Please transcribe the listing below in full and word for word, without its pictures.

==== Data shown ====

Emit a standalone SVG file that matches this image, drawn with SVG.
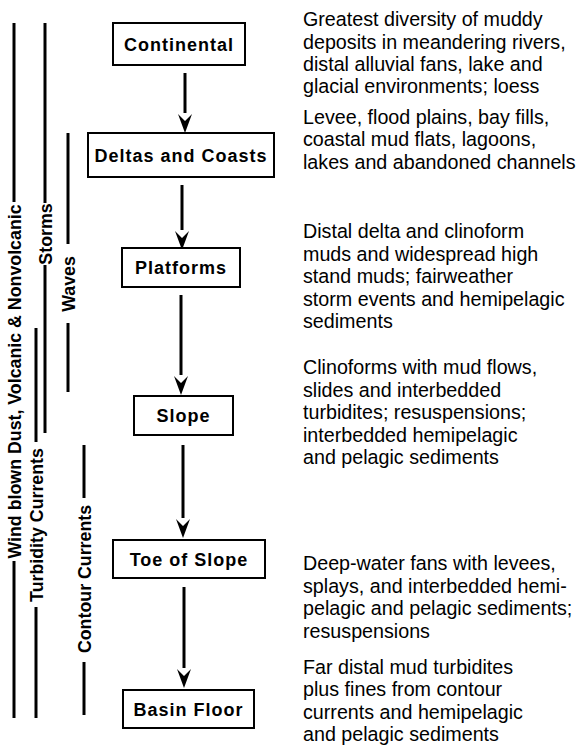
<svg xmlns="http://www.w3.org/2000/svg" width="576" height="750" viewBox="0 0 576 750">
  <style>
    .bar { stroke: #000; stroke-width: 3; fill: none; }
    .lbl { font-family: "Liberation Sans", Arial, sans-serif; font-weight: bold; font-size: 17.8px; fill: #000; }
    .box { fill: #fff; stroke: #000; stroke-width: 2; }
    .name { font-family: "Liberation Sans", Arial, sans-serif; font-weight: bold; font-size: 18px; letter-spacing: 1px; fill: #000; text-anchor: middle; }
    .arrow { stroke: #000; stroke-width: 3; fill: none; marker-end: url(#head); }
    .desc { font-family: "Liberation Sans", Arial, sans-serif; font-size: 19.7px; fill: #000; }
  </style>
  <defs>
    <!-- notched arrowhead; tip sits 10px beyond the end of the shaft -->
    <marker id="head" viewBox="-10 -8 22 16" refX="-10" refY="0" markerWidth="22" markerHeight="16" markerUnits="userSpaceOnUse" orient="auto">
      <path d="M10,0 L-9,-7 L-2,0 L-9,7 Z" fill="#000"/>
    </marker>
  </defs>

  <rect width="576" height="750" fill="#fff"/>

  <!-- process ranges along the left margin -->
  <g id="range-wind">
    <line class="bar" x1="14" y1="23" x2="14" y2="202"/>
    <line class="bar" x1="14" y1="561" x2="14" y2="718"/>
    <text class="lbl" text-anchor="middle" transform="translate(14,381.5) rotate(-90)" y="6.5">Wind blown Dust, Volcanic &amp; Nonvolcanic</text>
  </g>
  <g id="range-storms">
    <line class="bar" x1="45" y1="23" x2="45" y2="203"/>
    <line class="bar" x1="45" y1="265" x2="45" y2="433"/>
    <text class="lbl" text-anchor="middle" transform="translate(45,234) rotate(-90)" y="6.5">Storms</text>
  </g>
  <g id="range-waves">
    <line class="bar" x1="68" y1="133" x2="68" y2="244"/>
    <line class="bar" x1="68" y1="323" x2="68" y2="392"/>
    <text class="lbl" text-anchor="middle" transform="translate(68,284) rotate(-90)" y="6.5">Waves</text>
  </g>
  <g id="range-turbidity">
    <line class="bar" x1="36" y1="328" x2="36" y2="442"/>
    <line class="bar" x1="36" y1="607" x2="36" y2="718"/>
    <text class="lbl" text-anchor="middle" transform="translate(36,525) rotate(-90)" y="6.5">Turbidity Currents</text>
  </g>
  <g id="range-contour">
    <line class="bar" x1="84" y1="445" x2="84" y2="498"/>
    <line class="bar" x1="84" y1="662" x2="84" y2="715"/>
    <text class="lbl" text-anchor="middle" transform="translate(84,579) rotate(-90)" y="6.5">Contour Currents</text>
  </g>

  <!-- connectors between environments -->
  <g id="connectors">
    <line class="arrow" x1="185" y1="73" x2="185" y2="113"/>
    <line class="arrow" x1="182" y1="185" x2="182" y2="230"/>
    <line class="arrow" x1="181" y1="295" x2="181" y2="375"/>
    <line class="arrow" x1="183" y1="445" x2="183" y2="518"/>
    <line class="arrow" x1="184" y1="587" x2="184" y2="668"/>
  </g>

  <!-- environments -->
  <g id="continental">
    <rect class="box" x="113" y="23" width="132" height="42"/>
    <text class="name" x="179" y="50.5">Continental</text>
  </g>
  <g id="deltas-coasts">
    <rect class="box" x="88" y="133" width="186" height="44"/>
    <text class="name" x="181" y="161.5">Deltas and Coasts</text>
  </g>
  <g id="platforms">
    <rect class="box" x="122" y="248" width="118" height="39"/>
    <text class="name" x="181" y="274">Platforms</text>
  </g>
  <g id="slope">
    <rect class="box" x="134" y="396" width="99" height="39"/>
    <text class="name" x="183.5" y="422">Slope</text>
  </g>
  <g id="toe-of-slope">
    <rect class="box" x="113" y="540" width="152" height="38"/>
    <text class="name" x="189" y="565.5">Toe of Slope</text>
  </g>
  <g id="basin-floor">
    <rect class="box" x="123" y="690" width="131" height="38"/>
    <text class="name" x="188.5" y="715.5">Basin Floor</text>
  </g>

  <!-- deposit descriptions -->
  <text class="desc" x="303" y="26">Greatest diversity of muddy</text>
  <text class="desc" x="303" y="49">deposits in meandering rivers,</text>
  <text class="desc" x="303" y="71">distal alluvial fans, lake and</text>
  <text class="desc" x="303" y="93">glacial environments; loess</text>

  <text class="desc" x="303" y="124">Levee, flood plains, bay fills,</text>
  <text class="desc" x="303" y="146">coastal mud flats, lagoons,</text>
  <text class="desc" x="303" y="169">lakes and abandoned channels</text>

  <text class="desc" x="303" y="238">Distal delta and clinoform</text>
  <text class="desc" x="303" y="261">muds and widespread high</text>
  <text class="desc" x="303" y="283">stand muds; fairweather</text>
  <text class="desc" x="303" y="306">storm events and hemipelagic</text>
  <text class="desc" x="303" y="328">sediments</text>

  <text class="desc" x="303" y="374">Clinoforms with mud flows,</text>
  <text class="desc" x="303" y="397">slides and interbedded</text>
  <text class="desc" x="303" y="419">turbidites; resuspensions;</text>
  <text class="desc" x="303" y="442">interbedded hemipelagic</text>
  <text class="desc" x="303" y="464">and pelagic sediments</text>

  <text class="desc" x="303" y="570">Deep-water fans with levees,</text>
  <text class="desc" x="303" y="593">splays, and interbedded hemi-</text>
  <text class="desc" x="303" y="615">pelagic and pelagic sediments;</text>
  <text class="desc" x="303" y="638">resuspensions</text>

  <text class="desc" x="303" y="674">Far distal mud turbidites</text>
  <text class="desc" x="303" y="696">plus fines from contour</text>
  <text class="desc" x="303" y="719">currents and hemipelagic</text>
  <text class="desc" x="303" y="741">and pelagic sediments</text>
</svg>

====

▶ Right answer
Emit a standalone SVG file that matches this image, drawn with SVG.
<svg xmlns="http://www.w3.org/2000/svg" width="576" height="750" viewBox="0 0 576 750">
  <style>
    .bar { stroke: #000; stroke-width: 3; fill: none; }
    .lbl { font-family: "Liberation Sans", Arial, sans-serif; font-weight: bold; font-size: 17.8px; fill: #000; }
    .box { fill: #fff; stroke: #000; stroke-width: 2; }
    .name { font-family: "Liberation Sans", Arial, sans-serif; font-weight: bold; font-size: 18px; letter-spacing: 1px; fill: #000; text-anchor: middle; }
    .arrow { stroke: #000; stroke-width: 3; fill: none; marker-end: url(#head); }
    .desc { font-family: "Liberation Sans", Arial, sans-serif; font-size: 19.7px; fill: #000; }
  </style>
  <defs>
    <!-- notched arrowhead; tip sits 10px beyond the end of the shaft -->
    <marker id="head" viewBox="-10 -8 22 16" refX="-10" refY="0" markerWidth="22" markerHeight="16" markerUnits="userSpaceOnUse" orient="auto">
      <path d="M10,0 L-9,-7 L-2,0 L-9,7 Z" fill="#000"/>
    </marker>
  </defs>

  <rect width="576" height="750" fill="#fff"/>

  <!-- process ranges along the left margin -->
  <g id="range-wind">
    <line class="bar" x1="14" y1="23" x2="14" y2="202"/>
    <line class="bar" x1="14" y1="561" x2="14" y2="718"/>
    <text class="lbl" text-anchor="middle" transform="translate(14,381.5) rotate(-90)" y="6.5">Wind blown Dust, Volcanic &amp; Nonvolcanic</text>
  </g>
  <g id="range-storms">
    <line class="bar" x1="45" y1="23" x2="45" y2="203"/>
    <line class="bar" x1="45" y1="265" x2="45" y2="433"/>
    <text class="lbl" text-anchor="middle" transform="translate(45,234) rotate(-90)" y="6.5">Storms</text>
  </g>
  <g id="range-waves">
    <line class="bar" x1="68" y1="133" x2="68" y2="244"/>
    <line class="bar" x1="68" y1="323" x2="68" y2="392"/>
    <text class="lbl" text-anchor="middle" transform="translate(68,284) rotate(-90)" y="6.5">Waves</text>
  </g>
  <g id="range-turbidity">
    <line class="bar" x1="36" y1="328" x2="36" y2="442"/>
    <line class="bar" x1="36" y1="607" x2="36" y2="718"/>
    <text class="lbl" text-anchor="middle" transform="translate(36,525) rotate(-90)" y="6.5">Turbidity Currents</text>
  </g>
  <g id="range-contour">
    <line class="bar" x1="84" y1="445" x2="84" y2="498"/>
    <line class="bar" x1="84" y1="662" x2="84" y2="715"/>
    <text class="lbl" text-anchor="middle" transform="translate(84,579) rotate(-90)" y="6.5">Contour Currents</text>
  </g>

  <!-- connectors between environments -->
  <g id="connectors">
    <line class="arrow" x1="185" y1="73" x2="185" y2="113"/>
    <line class="arrow" x1="182" y1="185" x2="182" y2="230"/>
    <line class="arrow" x1="181" y1="295" x2="181" y2="375"/>
    <line class="arrow" x1="183" y1="445" x2="183" y2="518"/>
    <line class="arrow" x1="184" y1="587" x2="184" y2="668"/>
  </g>

  <!-- environments -->
  <g id="continental">
    <rect class="box" x="113" y="23" width="132" height="42"/>
    <text class="name" x="179" y="50.5">Continental</text>
  </g>
  <g id="deltas-coasts">
    <rect class="box" x="88" y="133" width="186" height="44"/>
    <text class="name" x="181" y="161.5">Deltas and Coasts</text>
  </g>
  <g id="platforms">
    <rect class="box" x="122" y="248" width="118" height="39"/>
    <text class="name" x="181" y="274">Platforms</text>
  </g>
  <g id="slope">
    <rect class="box" x="134" y="396" width="99" height="39"/>
    <text class="name" x="183.5" y="422">Slope</text>
  </g>
  <g id="toe-of-slope">
    <rect class="box" x="113" y="540" width="152" height="38"/>
    <text class="name" x="189" y="565.5">Toe of Slope</text>
  </g>
  <g id="basin-floor">
    <rect class="box" x="123" y="690" width="131" height="38"/>
    <text class="name" x="188.5" y="715.5">Basin Floor</text>
  </g>

  <!-- deposit descriptions -->
  <text class="desc" x="303" y="26">Greatest diversity of muddy</text>
  <text class="desc" x="303" y="49">deposits in meandering rivers,</text>
  <text class="desc" x="303" y="71">distal alluvial fans, lake and</text>
  <text class="desc" x="303" y="93">glacial environments; loess</text>

  <text class="desc" x="303" y="124">Levee, flood plains, bay fills,</text>
  <text class="desc" x="303" y="146">coastal mud flats, lagoons,</text>
  <text class="desc" x="303" y="169">lakes and abandoned channels</text>

  <text class="desc" x="303" y="238">Distal delta and clinoform</text>
  <text class="desc" x="303" y="261">muds and widespread high</text>
  <text class="desc" x="303" y="283">stand muds; fairweather</text>
  <text class="desc" x="303" y="306">storm events and hemipelagic</text>
  <text class="desc" x="303" y="328">sediments</text>

  <text class="desc" x="303" y="374">Clinoforms with mud flows,</text>
  <text class="desc" x="303" y="397">slides and interbedded</text>
  <text class="desc" x="303" y="419">turbidites; resuspensions;</text>
  <text class="desc" x="303" y="442">interbedded hemipelagic</text>
  <text class="desc" x="303" y="464">and pelagic sediments</text>

  <text class="desc" x="303" y="570">Deep-water fans with levees,</text>
  <text class="desc" x="303" y="593">splays, and interbedded hemi-</text>
  <text class="desc" x="303" y="615">pelagic and pelagic sediments;</text>
  <text class="desc" x="303" y="638">resuspensions</text>

  <text class="desc" x="303" y="674">Far distal mud turbidites</text>
  <text class="desc" x="303" y="696">plus fines from contour</text>
  <text class="desc" x="303" y="719">currents and hemipelagic</text>
  <text class="desc" x="303" y="741">and pelagic sediments</text>
</svg>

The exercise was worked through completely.